Start of Dataset extract

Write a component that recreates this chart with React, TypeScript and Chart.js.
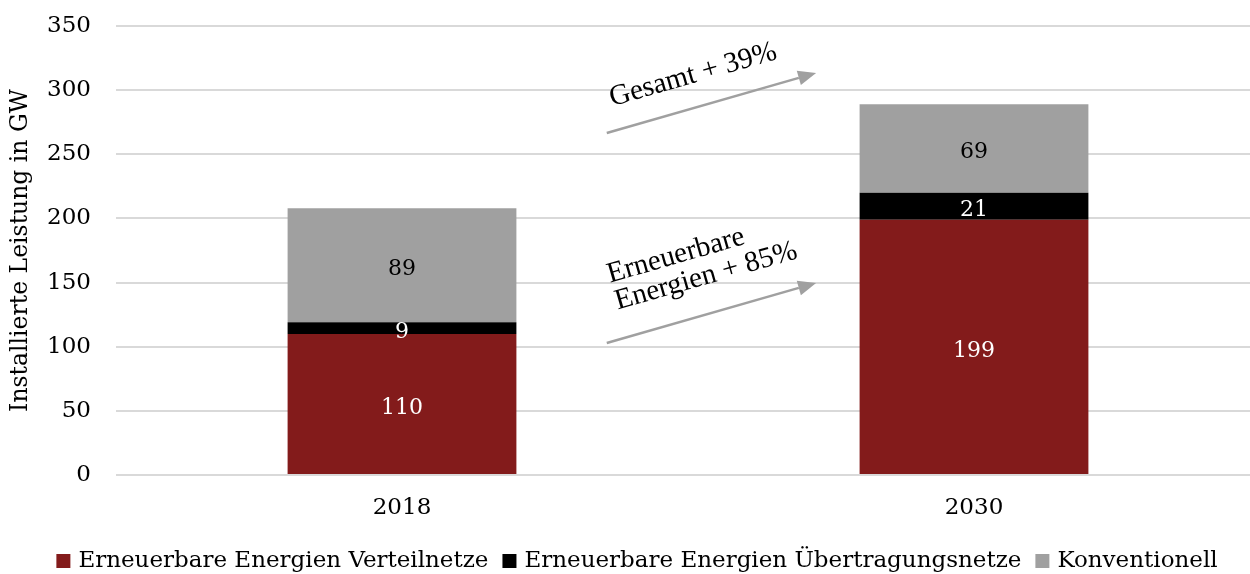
import React, { useEffect, useRef } from "react";
import { Chart, registerables } from "chart.js";

Chart.register(...registerables);

const categories = ["2018", "2030"];
const verteilnetze = [110, 199];
const uebertragungsnetze = [9, 21];
const konventionell = [89, 69];
const seriesNames = [
  "Erneuerbare Energien Verteilnetze",
  "Erneuerbare Energien Übertragungsnetze",
  "Konventionell",
];
const yTicks = [0, 50, 100, 150, 200, 250, 300, 350];
const annotationTexts = [["Gesamt + 39%"], ["Erneuerbare", "Energien + 85%"]];

const COLORS = ["#831B1B", "#000000", "#A0A0A0"];
const LABEL_COLORS = ["#FFFFFF", "#FFFFFF", "#000000"];
const SERIF = "'DejaVu Serif', Georgia, serif";
const ANNO_FONT = "'Liberation Serif', 'Times New Roman', serif";

// annotation arrows: x as fractional category index, y as axis value
const annotationGeom = [
  { from: [0.358, 266.6], to: [0.724, 313.4], textAt: [0.364, 293.2] },
  { from: [0.358, 102.9], to: [0.724, 149.7], textAt: [0.36, 155.6] },
];

const labelPlugin = {
  id: "segLabels",
  afterDatasetsDraw(chart: any) {
    const ctx = chart.ctx;
    ctx.save();
    ctx.font = `22px ${SERIF}`;
    ctx.textAlign = "center";
    ctx.textBaseline = "middle";
    chart.data.datasets.forEach((ds: any, i: number) => {
      const meta = chart.getDatasetMeta(i);
      meta.data.forEach((el: any, j: number) => {
        const v = ds.data[j];
        const y = (el.y + el.base) / 2;
        ctx.fillStyle = LABEL_COLORS[i];
        ctx.fillText(String(v), el.x, y + 4);
      });
    });
    ctx.restore();
  },
};

const legendPlugin = {
  id: "bottomLegend",
  afterDraw(chart: any) {
    const ctx = chart.ctx;
    ctx.save();
    ctx.font = `23px ${SERIF}`;
    ctx.textBaseline = "middle";
    ctx.textAlign = "left";
    const box = 14;
    const gapBox = 8;
    const gapItem = 14;
    const items = chart.data.datasets.map((ds: any) => ({
      label: ds.label,
      color: ds.backgroundColor,
      w: ctx.measureText(ds.label).width,
    }));
    const total =
      items.reduce((s: number, it: any) => s + box + gapBox + it.w, 0) + gapItem * (items.length - 1);
    let x = chart.width / 2 + 6 - total / 2;
    const yc = chart.height - 13;
    items.forEach((it: any) => {
      ctx.fillStyle = it.color;
      ctx.fillRect(x, yc - box / 2, box, box);
      x += box + gapBox;
      ctx.fillStyle = "#000";
      ctx.fillText(it.label, x, yc);
      x += it.w + gapItem;
    });
    ctx.restore();
  },
};

const arrowPlugin = {
  id: "arrows",
  afterDraw(chart: any) {
    const xs = chart.scales.x;
    const ys = chart.scales.y;
    const px = (f: number) => {
      const a = xs.getPixelForValue(0);
      const b = xs.getPixelForValue(1);
      return a + f * (b - a);
    };
    const ctx = chart.ctx;
    ctx.save();
    annotationGeom.forEach((an, idx) => {
      const x1 = px(an.from[0]);
      const y1 = ys.getPixelForValue(an.from[1]);
      const x2 = px(an.to[0]);
      const y2 = ys.getPixelForValue(an.to[1]);
      const ang = Math.atan2(y2 - y1, x2 - x1);
      const head = 18;
      const hw = 7.5;
      const bx = x2 - head * Math.cos(ang);
      const by = y2 - head * Math.sin(ang);
      ctx.strokeStyle = "#A0A0A0";
      ctx.fillStyle = "#A0A0A0";
      ctx.lineWidth = 2.5;
      ctx.beginPath();
      ctx.moveTo(x1, y1);
      ctx.lineTo(bx, by);
      ctx.stroke();
      ctx.beginPath();
      ctx.moveTo(x2, y2);
      ctx.lineTo(bx + hw * Math.sin(ang), by - hw * Math.cos(ang));
      ctx.lineTo(bx - hw * Math.sin(ang), by + hw * Math.cos(ang));
      ctx.closePath();
      ctx.fill();

      const tx = px(an.textAt[0]);
      const ty = ys.getPixelForValue(an.textAt[1]);
      ctx.save();
      ctx.translate(tx, ty);
      ctx.rotate(ang);
      ctx.fillStyle = "#000000";
      ctx.font = `29px ${ANNO_FONT}`;
      ctx.textAlign = "left";
      ctx.textBaseline = "middle";
      const lh = 28;
      annotationTexts[idx].forEach((ln, k) => {
        ctx.fillText(ln, 0, k * lh);
      });
      ctx.restore();
    });
    ctx.restore();
  },
};

export default function App() {
  const ref = useRef<HTMLCanvasElement>(null);
  useEffect(() => {
    document.body.style.margin = "0";
    document.body.style.overflow = "hidden";
    const chart = new Chart(ref.current!, {
      type: "bar",
      data: {
        labels: categories,
        datasets: [
          { label: seriesNames[0], data: verteilnetze, backgroundColor: COLORS[0] },
          { label: seriesNames[1], data: uebertragungsnetze, backgroundColor: COLORS[1] },
          { label: seriesNames[2], data: konventionell, backgroundColor: COLORS[2] },
        ],
      },
      options: {
        animation: false,
        responsive: false,
        maintainAspectRatio: false,
        layout: { padding: { top: 26, left: 0, right: 2, bottom: 0 } },
        datasets: { bar: { categoryPercentage: 1, barPercentage: 0.4 } },
        scales: {
          x: {
            stacked: true,
            grid: { display: false, drawTicks: false },
            border: { display: false },
            ticks: { color: "#000", font: { family: SERIF, size: 23 }, padding: 19 },
            afterFit: (s: any) => {
              s.height = 99;
            },
          },
          y: {
            stacked: true,
            min: 0,
            max: 350,
            afterBuildTicks: (s: any) => {
              s.ticks = yTicks.map((v) => ({ value: v }));
            },
            afterFit: (s: any) => {
              s.width = 116;
              s.paddingTop = 0;
              s.paddingBottom = 0;
            },
            grid: { color: "#D9D9D9", lineWidth: 2, drawTicks: false },
            border: { display: false },
            ticks: { color: "#000", font: { family: SERIF, size: 23 }, padding: 25 },
            title: {
              display: true,
              text: "Installierte Leistung in GW",
              color: "#000",
              font: { family: SERIF, size: 23.5 },
              padding: { top: 7, bottom: 0 },
            },
          },
        },
        plugins: {
          tooltip: { enabled: false },
          legend: { display: false },
        },
      },
      plugins: [labelPlugin, arrowPlugin, legendPlugin],
    });
    return () => chart.destroy();
  }, []);
  return (
    <div style={{ position: "fixed", left: 0, top: 0, width: 1250, height: 574, overflow: "hidden" }}>
      <canvas ref={ref} width={1262} height={574} style={{ display: "block" }} />
    </div>
  );
}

End of Dataset extract

Leave the pictures out and output the rest of the listing exactly.

Write a component that recreates this chart with React, TypeScript and Chart.js.
import React, { useEffect, useRef } from "react";
import { Chart, registerables } from "chart.js";

Chart.register(...registerables);

const categories = ["2018", "2030"];
const verteilnetze = [110, 199];
const uebertragungsnetze = [9, 21];
const konventionell = [89, 69];
const seriesNames = [
  "Erneuerbare Energien Verteilnetze",
  "Erneuerbare Energien Übertragungsnetze",
  "Konventionell",
];
const yTicks = [0, 50, 100, 150, 200, 250, 300, 350];
const annotationTexts = [["Gesamt + 39%"], ["Erneuerbare", "Energien + 85%"]];

const COLORS = ["#831B1B", "#000000", "#A0A0A0"];
const LABEL_COLORS = ["#FFFFFF", "#FFFFFF", "#000000"];
const SERIF = "'DejaVu Serif', Georgia, serif";
const ANNO_FONT = "'Liberation Serif', 'Times New Roman', serif";

// annotation arrows: x as fractional category index, y as axis value
const annotationGeom = [
  { from: [0.358, 266.6], to: [0.724, 313.4], textAt: [0.364, 293.2] },
  { from: [0.358, 102.9], to: [0.724, 149.7], textAt: [0.36, 155.6] },
];

const labelPlugin = {
  id: "segLabels",
  afterDatasetsDraw(chart: any) {
    const ctx = chart.ctx;
    ctx.save();
    ctx.font = `22px ${SERIF}`;
    ctx.textAlign = "center";
    ctx.textBaseline = "middle";
    chart.data.datasets.forEach((ds: any, i: number) => {
      const meta = chart.getDatasetMeta(i);
      meta.data.forEach((el: any, j: number) => {
        const v = ds.data[j];
        const y = (el.y + el.base) / 2;
        ctx.fillStyle = LABEL_COLORS[i];
        ctx.fillText(String(v), el.x, y + 4);
      });
    });
    ctx.restore();
  },
};

const legendPlugin = {
  id: "bottomLegend",
  afterDraw(chart: any) {
    const ctx = chart.ctx;
    ctx.save();
    ctx.font = `23px ${SERIF}`;
    ctx.textBaseline = "middle";
    ctx.textAlign = "left";
    const box = 14;
    const gapBox = 8;
    const gapItem = 14;
    const items = chart.data.datasets.map((ds: any) => ({
      label: ds.label,
      color: ds.backgroundColor,
      w: ctx.measureText(ds.label).width,
    }));
    const total =
      items.reduce((s: number, it: any) => s + box + gapBox + it.w, 0) + gapItem * (items.length - 1);
    let x = chart.width / 2 + 6 - total / 2;
    const yc = chart.height - 13;
    items.forEach((it: any) => {
      ctx.fillStyle = it.color;
      ctx.fillRect(x, yc - box / 2, box, box);
      x += box + gapBox;
      ctx.fillStyle = "#000";
      ctx.fillText(it.label, x, yc);
      x += it.w + gapItem;
    });
    ctx.restore();
  },
};

const arrowPlugin = {
  id: "arrows",
  afterDraw(chart: any) {
    const xs = chart.scales.x;
    const ys = chart.scales.y;
    const px = (f: number) => {
      const a = xs.getPixelForValue(0);
      const b = xs.getPixelForValue(1);
      return a + f * (b - a);
    };
    const ctx = chart.ctx;
    ctx.save();
    annotationGeom.forEach((an, idx) => {
      const x1 = px(an.from[0]);
      const y1 = ys.getPixelForValue(an.from[1]);
      const x2 = px(an.to[0]);
      const y2 = ys.getPixelForValue(an.to[1]);
      const ang = Math.atan2(y2 - y1, x2 - x1);
      const head = 18;
      const hw = 7.5;
      const bx = x2 - head * Math.cos(ang);
      const by = y2 - head * Math.sin(ang);
      ctx.strokeStyle = "#A0A0A0";
      ctx.fillStyle = "#A0A0A0";
      ctx.lineWidth = 2.5;
      ctx.beginPath();
      ctx.moveTo(x1, y1);
      ctx.lineTo(bx, by);
      ctx.stroke();
      ctx.beginPath();
      ctx.moveTo(x2, y2);
      ctx.lineTo(bx + hw * Math.sin(ang), by - hw * Math.cos(ang));
      ctx.lineTo(bx - hw * Math.sin(ang), by + hw * Math.cos(ang));
      ctx.closePath();
      ctx.fill();

      const tx = px(an.textAt[0]);
      const ty = ys.getPixelForValue(an.textAt[1]);
      ctx.save();
      ctx.translate(tx, ty);
      ctx.rotate(ang);
      ctx.fillStyle = "#000000";
      ctx.font = `29px ${ANNO_FONT}`;
      ctx.textAlign = "left";
      ctx.textBaseline = "middle";
      const lh = 28;
      annotationTexts[idx].forEach((ln, k) => {
        ctx.fillText(ln, 0, k * lh);
      });
      ctx.restore();
    });
    ctx.restore();
  },
};

export default function App() {
  const ref = useRef<HTMLCanvasElement>(null);
  useEffect(() => {
    document.body.style.margin = "0";
    document.body.style.overflow = "hidden";
    const chart = new Chart(ref.current!, {
      type: "bar",
      data: {
        labels: categories,
        datasets: [
          { label: seriesNames[0], data: verteilnetze, backgroundColor: COLORS[0] },
          { label: seriesNames[1], data: uebertragungsnetze, backgroundColor: COLORS[1] },
          { label: seriesNames[2], data: konventionell, backgroundColor: COLORS[2] },
        ],
      },
      options: {
        animation: false,
        responsive: false,
        maintainAspectRatio: false,
        layout: { padding: { top: 26, left: 0, right: 2, bottom: 0 } },
        datasets: { bar: { categoryPercentage: 1, barPercentage: 0.4 } },
        scales: {
          x: {
            stacked: true,
            grid: { display: false, drawTicks: false },
            border: { display: false },
            ticks: { color: "#000", font: { family: SERIF, size: 23 }, padding: 19 },
            afterFit: (s: any) => {
              s.height = 99;
            },
          },
          y: {
            stacked: true,
            min: 0,
            max: 350,
            afterBuildTicks: (s: any) => {
              s.ticks = yTicks.map((v) => ({ value: v }));
            },
            afterFit: (s: any) => {
              s.width = 116;
              s.paddingTop = 0;
              s.paddingBottom = 0;
            },
            grid: { color: "#D9D9D9", lineWidth: 2, drawTicks: false },
            border: { display: false },
            ticks: { color: "#000", font: { family: SERIF, size: 23 }, padding: 25 },
            title: {
              display: true,
              text: "Installierte Leistung in GW",
              color: "#000",
              font: { family: SERIF, size: 23.5 },
              padding: { top: 7, bottom: 0 },
            },
          },
        },
        plugins: {
          tooltip: { enabled: false },
          legend: { display: false },
        },
      },
      plugins: [labelPlugin, arrowPlugin, legendPlugin],
    });
    return () => chart.destroy();
  }, []);
  return (
    <div style={{ position: "fixed", left: 0, top: 0, width: 1250, height: 574, overflow: "hidden" }}>
      <canvas ref={ref} width={1262} height={574} style={{ display: "block" }} />
    </div>
  );
}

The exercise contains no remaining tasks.